Question: A testing firm employee says concrete should be rejected if the slump exceeds the maximum allowable value by as little as 1/4 inch. Is there any published information to help us argue our case?


Section 16.6 of ASTM C 94-98, "Standard Specification for Ready-Mixed Concrete," calls for immediately testing another portion of the same sample if slump falls outside the specified limits. If it still falls outside the limits, the concrete fails that specification's requirements. We don't think this is a reasonable approach in most cases.

ASTM C 143-98, "Standard Test Method for Slump of Hydraulic-Cement Concrete," requires reporting slump to the nearest 1/4 inch. It gives no multilaboratory precision statement, but indicates a multi-operator precision based on field samples with slumps ranging from 1 1/2 to 2 3/4 inches. The 95% repeatability limit based on this data was 0.83 inch. To apply this, a different operator might test the concrete first measured at a 5 1/4-inch slump and obtain a slump of somewhere between 4 1/2 inches and 6 inches. Due to the limited slump range and relatively low slump on which the repeatability limit is based, the actual precision might be lower and result in a repeatability limit even greater than 0.83 inch. With a test of such low precision, rejecting a load based on a minor deviation makes little sense to us.

We like an alternative requirement (see reference). A working limit is the maximum slump for estimating the quantity of mixing water to be used in the concrete, say 5 inches. An inadvertency margin is the allowable deviation from the working limit for batches of concrete that may inadvertently exceed the working limit, say 2 inches.

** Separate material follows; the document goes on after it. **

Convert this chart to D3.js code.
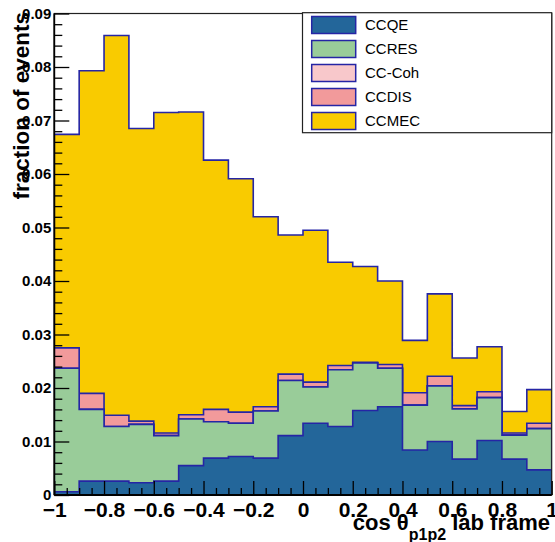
<!DOCTYPE html>
<html>
<head>
<meta charset="utf-8">
<script src="https://cdn.jsdelivr.net/npm/d3@7"></script>
<style>
  html, body { margin: 0; padding: 0; background: #ffffff; }
  svg { display: block; font-family: "Liberation Sans", Arial, Helvetica, sans-serif; }
</style>
</head>
<body>
<svg id="chart" width="555" height="542"></svg>
<script>
// Bin edges of cos(theta_p1p2) in the lab frame
const binEdges = [-1.0, -0.9, -0.8, -0.7, -0.6, -0.5, -0.4, -0.3, -0.2, -0.1, 0.0,
                  0.1, 0.2, 0.3, 0.4, 0.5, 0.6, 0.7, 0.8, 0.9, 1.0];

// Interaction channels, bottom of the stack first
const categories = ["CCQE", "CCRES", "CC-Coh", "CCDIS", "CCMEC"];

// Fraction of events per bin for each channel
const ccqe   = [0.0006, 0.0026, 0.0026, 0.0023, 0.0026, 0.0055, 0.0069, 0.0072, 0.0069, 0.0111,
                0.0134, 0.0128, 0.0158, 0.0165, 0.0084, 0.0100, 0.0067, 0.0102, 0.0067, 0.0047];
const ccres  = [0.0231, 0.0134, 0.0102, 0.0109, 0.0085, 0.0087, 0.0068, 0.0062, 0.0088, 0.0103,
                0.0068, 0.0106, 0.0089, 0.0072, 0.0084, 0.0104, 0.0094, 0.0080, 0.0045, 0.0077];
const cccoh  = [0, 0, 0, 0, 0, 0, 0, 0, 0, 0,
                0, 0, 0, 0, 0, 0, 0, 0, 0, 0];
const ccdis  = [0.0038, 0.0030, 0.0021, 0.0006, 0.0005, 0.0008, 0.0023, 0.0021, 0.0008, 0.0012,
                0.0009, 0.0008, 0.0001, 0.0007, 0.0023, 0.0018, 0.0006, 0.0011, 0.0004, 0.0010];
const ccmec  = [0.0399, 0.0603, 0.0710, 0.0547, 0.0599, 0.0566, 0.0466, 0.0436, 0.0355, 0.0260,
                0.0284, 0.0193, 0.0179, 0.0156, 0.0098, 0.0154, 0.0089, 0.0084, 0.0040, 0.0063];

// Axis ticks
const xTicks = [-1, -0.8, -0.6, -0.4, -0.2, 0, 0.2, 0.4, 0.6, 0.8, 1];
const xMinorTicks = [-0.95, -0.9, -0.85, -0.75, -0.7, -0.65, -0.55, -0.5, -0.45, -0.35, -0.3, -0.25,
                     -0.15, -0.1, -0.05, 0.05, 0.1, 0.15, 0.25, 0.3, 0.35, 0.45, 0.5, 0.55,
                     0.65, 0.7, 0.75, 0.85, 0.9, 0.95];
const yTicks = [0, 0.01, 0.02, 0.03, 0.04, 0.05, 0.06, 0.07, 0.08, 0.09];
const yMinorTicks = d3.merge(yTicks.slice(0, -1).map(t => [1, 2, 3, 4].map(k => +(t + k * 0.002).toFixed(4))));

const fills = {
  "CCQE":   "#23669a",
  "CCRES":  "#99cc99",
  "CC-Coh": "#f8c8cb",
  "CCDIS":  "#f29a9b",
  "CCMEC":  "#f9cb00"
};
const outline = "#2525a5";

const svg = d3.select("#chart");
const plot = { left: 54.3, right: 551.7, top: 13.5, bottom: 495 };

const x = d3.scaleLinear().domain([-1, 1]).range([plot.left, plot.right]);
const y = d3.scaleLinear().domain([0, 0.09]).range([plot.bottom, plot.top]);

// Per-bin table for the stack layout
const series = { "CCQE": ccqe, "CCRES": ccres, "CC-Coh": cccoh, "CCDIS": ccdis, "CCMEC": ccmec };
const table = binEdges.slice(0, -1).map((lo, i) => {
  const row = { lo: lo, hi: binEdges[i + 1] };
  categories.forEach(c => { row[c] = series[c][i]; });
  return row;
});
const stacked = d3.stack().keys(categories)(table);

svg.append("defs").append("clipPath").attr("id", "plotclip")
  .append("rect")
  .attr("x", plot.left).attr("y", plot.top)
  .attr("width", plot.right - plot.left).attr("height", plot.bottom - plot.top);

const line = d3.line().x(d => d[0]).y(d => d[1]);

// Cumulative histograms, largest first so the lower channels sit on top
const histG = svg.append("g").attr("clip-path", "url(#plotclip)");
stacked.slice().reverse().forEach(layer => {
  const pts = [[x(binEdges[0]), y(0)]];
  layer.forEach(d => {
    pts.push([x(d.data.lo), y(d[1])]);
    pts.push([x(d.data.hi), y(d[1])]);
  });
  pts.push([x(binEdges[binEdges.length - 1]), y(0)]);
  histG.append("path")
    .attr("d", line(pts) + "Z")
    .attr("fill", fills[layer.key])
    .attr("stroke", outline)
    .attr("stroke-width", 1.6)
    .attr("stroke-linejoin", "miter");
});

// Frame
svg.append("rect")
  .attr("x", plot.left).attr("y", plot.top)
  .attr("width", plot.right - plot.left).attr("height", plot.bottom - plot.top)
  .attr("fill", "none").attr("stroke", "#222").attr("stroke-width", 1.2);

// Y axis (ticks pointing into the frame)
const yAxis = svg.append("g").attr("transform", `translate(${plot.left},0)`)
  .call(d3.axisLeft(y).tickValues(yTicks).tickSize(-15).tickPadding(3)
    .tickFormat(v => v === 0 ? "0" : d3.format(".2f")(v)));
yAxis.select(".domain").remove();
yAxis.selectAll("line").attr("stroke", "#000").attr("stroke-width", 1.3);
yAxis.selectAll("text").attr("font-size", 15).attr("font-weight", "bold").attr("fill", "#000")
  .attr("font-family", "Liberation Sans, Arial, sans-serif");

const yMinor = svg.append("g").attr("transform", `translate(${plot.left},0)`)
  .call(d3.axisLeft(y).tickValues(yMinorTicks).tickSize(-8).tickFormat(""));
yMinor.select(".domain").remove();
yMinor.selectAll("line").attr("stroke", "#000").attr("stroke-width", 1.3);

// X axis (ticks pointing up into the frame)
const xAxis = svg.append("g").attr("transform", `translate(0,${plot.bottom})`)
  .call(d3.axisBottom(x).tickValues(xTicks).tickSize(-14).tickPadding(5)
    .tickFormat(d3.format("~g")));
xAxis.select(".domain").remove();
xAxis.selectAll("line").attr("stroke", "#000").attr("stroke-width", 1.3);
xAxis.selectAll("text").attr("font-size", 21).attr("font-weight", "bold").attr("fill", "#000")
  .attr("font-family", "Liberation Sans, Arial, sans-serif")
  .attr("y", 22).attr("dy", 0);

const xMinor = svg.append("g").attr("transform", `translate(0,${plot.bottom})`)
  .call(d3.axisBottom(x).tickValues(xMinorTicks).tickSize(-7).tickFormat(""));
xMinor.select(".domain").remove();
xMinor.selectAll("line").attr("stroke", "#000").attr("stroke-width", 1.3);

// Axis lines
svg.append("line").attr("x1", plot.left).attr("x2", plot.left)
  .attr("y1", plot.top).attr("y2", plot.bottom).attr("stroke", "#000").attr("stroke-width", 1.8);
svg.append("line").attr("x1", plot.left).attr("x2", plot.right)
  .attr("y1", plot.bottom).attr("y2", plot.bottom).attr("stroke", "#000").attr("stroke-width", 1.8);

// Axis titles
svg.append("text")
  .attr("transform", "translate(29,12) rotate(-90)")
  .attr("text-anchor", "end")
  .attr("font-size", 22.5).attr("font-weight", "bold").attr("fill", "#000")
  .text("fraction of events");

const xTitle = svg.append("text")
  .attr("x", 550).attr("y", 530)
  .attr("text-anchor", "end")
  .attr("font-size", 22).attr("font-weight", "bold").attr("fill", "#000");
xTitle.append("tspan").text("cos θ");
xTitle.append("tspan").attr("font-size", 16).attr("dy", 10).text("p1p2");
xTitle.append("tspan").attr("dy", -10).text(" lab frame");

// Legend
const leg = svg.append("g");
leg.append("rect")
  .attr("x", 302.5).attr("y", 12.7).attr("width", 249.2).attr("height", 120)
  .attr("fill", "#fff").attr("stroke", "#222").attr("stroke-width", 1.2);
categories.forEach((c, i) => {
  const cy = 25 + i * 24;
  leg.append("rect")
    .attr("x", 311.7).attr("y", cy - 8.5).attr("width", 44).attr("height", 17)
    .attr("fill", fills[c]).attr("stroke", outline).attr("stroke-width", 1.5);
  leg.append("text")
    .attr("x", 365).attr("y", cy + 5.2)
    .attr("font-size", 15).attr("fill", "#000")
    .text(c);
});
</script>
</body>
</html>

Batches of concrete in the 5- to 7-inch range are rejected if the contractor or producer fails to act promptly in bringing the slump back to 5 inches. The objective is an average slump not exceeding the working limit. This specification requirement must, of course, be incorporated in the contract documents before the job begins, and not after there's a dispute about slump.

The inadvertency margin approach works well for members not requiring troweled surfaces. It's not appropriate for tight-tolerance floor pours where slump may be limited to a more narrow range to achieve specified flatness.

Lewis H. Tuthill, "Quality Attainment and Common Sense in Nuclear Concrete Construction," Concrete International, March 1979, p. 36.